**Information provided:**
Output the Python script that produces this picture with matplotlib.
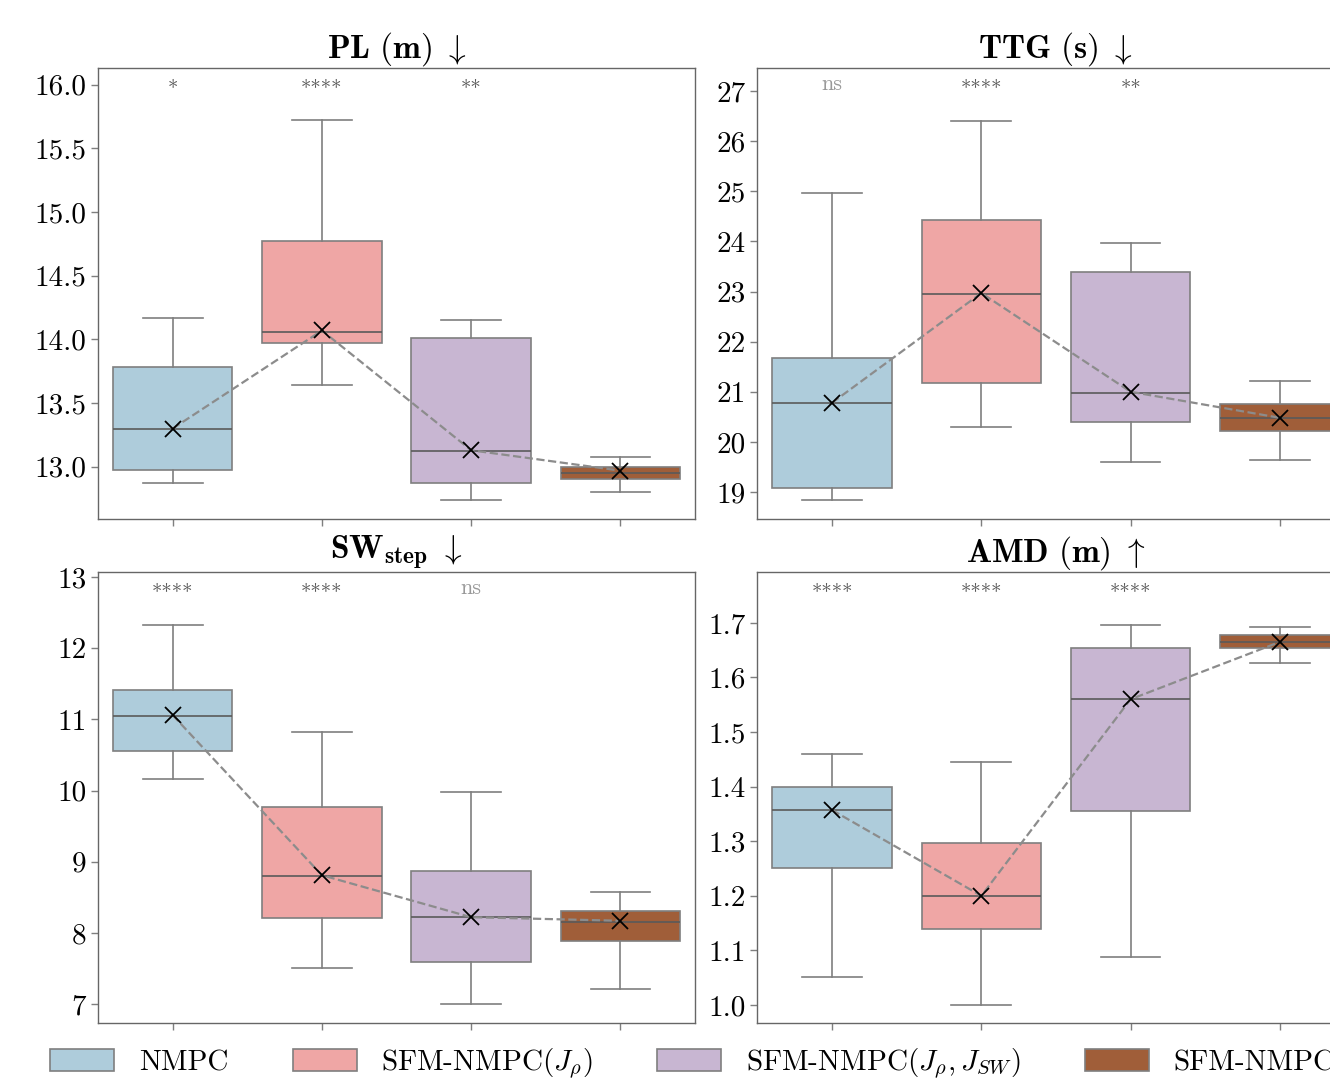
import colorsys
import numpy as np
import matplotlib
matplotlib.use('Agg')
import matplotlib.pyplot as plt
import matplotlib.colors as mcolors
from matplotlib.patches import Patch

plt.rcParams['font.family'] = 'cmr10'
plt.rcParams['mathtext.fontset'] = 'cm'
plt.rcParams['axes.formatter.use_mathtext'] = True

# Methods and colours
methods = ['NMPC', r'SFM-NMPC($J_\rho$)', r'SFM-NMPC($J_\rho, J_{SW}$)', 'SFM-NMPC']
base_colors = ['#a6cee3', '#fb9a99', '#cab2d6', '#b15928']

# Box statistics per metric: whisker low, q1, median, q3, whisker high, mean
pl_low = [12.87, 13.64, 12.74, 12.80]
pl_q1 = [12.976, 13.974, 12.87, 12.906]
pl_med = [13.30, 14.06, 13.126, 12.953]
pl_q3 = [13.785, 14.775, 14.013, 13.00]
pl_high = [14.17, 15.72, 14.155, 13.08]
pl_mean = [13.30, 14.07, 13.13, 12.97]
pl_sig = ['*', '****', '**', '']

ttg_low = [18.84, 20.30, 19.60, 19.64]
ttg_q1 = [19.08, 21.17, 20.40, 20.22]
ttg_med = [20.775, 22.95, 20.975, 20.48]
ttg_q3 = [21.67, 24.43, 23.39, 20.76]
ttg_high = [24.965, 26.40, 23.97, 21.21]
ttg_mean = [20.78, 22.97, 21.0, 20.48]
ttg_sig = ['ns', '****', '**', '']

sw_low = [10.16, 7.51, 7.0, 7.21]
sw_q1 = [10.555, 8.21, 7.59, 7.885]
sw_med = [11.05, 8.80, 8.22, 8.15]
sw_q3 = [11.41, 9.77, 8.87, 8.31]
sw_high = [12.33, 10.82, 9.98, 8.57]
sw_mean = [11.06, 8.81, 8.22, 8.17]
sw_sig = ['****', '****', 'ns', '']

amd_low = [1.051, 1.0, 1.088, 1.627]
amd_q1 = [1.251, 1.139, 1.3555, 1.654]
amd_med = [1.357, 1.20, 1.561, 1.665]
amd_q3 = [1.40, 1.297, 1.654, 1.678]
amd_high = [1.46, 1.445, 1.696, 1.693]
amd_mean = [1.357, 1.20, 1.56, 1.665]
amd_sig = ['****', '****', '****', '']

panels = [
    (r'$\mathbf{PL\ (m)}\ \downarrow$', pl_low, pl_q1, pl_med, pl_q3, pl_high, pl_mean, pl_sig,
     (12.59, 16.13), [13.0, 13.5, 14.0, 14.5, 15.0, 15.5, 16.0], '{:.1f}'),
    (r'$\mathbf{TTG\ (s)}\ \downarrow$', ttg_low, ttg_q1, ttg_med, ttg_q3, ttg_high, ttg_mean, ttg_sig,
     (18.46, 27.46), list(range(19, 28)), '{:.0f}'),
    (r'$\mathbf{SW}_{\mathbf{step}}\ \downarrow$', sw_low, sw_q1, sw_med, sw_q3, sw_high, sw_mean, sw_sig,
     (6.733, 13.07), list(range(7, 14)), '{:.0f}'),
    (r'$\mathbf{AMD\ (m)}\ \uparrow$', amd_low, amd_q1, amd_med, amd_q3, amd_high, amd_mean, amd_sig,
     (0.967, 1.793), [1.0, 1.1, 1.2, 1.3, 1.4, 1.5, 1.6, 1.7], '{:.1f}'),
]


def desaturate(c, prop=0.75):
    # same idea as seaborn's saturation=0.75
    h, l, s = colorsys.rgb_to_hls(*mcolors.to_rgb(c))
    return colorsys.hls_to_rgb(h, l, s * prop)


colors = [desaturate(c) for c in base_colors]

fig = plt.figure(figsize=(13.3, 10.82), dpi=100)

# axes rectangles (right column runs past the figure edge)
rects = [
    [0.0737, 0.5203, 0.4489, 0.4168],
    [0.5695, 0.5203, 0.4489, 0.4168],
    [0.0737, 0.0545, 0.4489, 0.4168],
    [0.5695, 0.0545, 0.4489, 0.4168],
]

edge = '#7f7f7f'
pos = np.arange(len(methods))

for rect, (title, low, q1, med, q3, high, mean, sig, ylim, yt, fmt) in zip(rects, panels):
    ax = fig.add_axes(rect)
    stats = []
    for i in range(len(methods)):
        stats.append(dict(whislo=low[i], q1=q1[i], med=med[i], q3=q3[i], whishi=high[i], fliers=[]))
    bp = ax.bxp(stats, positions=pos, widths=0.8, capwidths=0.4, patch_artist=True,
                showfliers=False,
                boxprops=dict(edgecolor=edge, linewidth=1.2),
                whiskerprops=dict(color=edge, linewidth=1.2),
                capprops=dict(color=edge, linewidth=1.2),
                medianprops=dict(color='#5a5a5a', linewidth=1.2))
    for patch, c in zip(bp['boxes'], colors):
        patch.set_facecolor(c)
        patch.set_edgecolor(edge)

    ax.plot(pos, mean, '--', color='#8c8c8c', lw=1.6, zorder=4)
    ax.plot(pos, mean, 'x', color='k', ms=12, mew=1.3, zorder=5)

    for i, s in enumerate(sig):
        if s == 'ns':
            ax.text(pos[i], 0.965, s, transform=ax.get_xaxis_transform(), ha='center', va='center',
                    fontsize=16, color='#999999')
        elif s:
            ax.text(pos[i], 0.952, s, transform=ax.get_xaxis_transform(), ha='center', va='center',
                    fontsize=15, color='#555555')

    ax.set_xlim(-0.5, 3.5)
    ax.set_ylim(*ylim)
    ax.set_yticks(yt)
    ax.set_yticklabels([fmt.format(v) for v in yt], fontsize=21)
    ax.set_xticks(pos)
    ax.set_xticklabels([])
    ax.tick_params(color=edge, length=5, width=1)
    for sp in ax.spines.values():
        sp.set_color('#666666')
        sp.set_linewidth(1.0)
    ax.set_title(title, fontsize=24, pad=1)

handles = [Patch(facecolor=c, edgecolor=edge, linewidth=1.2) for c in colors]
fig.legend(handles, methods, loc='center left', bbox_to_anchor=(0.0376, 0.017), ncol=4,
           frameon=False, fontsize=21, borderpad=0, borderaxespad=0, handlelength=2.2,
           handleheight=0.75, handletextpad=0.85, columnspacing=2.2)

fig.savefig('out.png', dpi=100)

**What the exercise asks:**
Write down every line from the opening of the listing to the line with "from matplotlib.patches import Patch", both included, and nothing else; the pictures are omitted.

**Exercise result:**
Output the Python script that produces this picture with matplotlib.
import colorsys
import numpy as np
import matplotlib
matplotlib.use('Agg')
import matplotlib.pyplot as plt
import matplotlib.colors as mcolors
from matplotlib.patches import Patch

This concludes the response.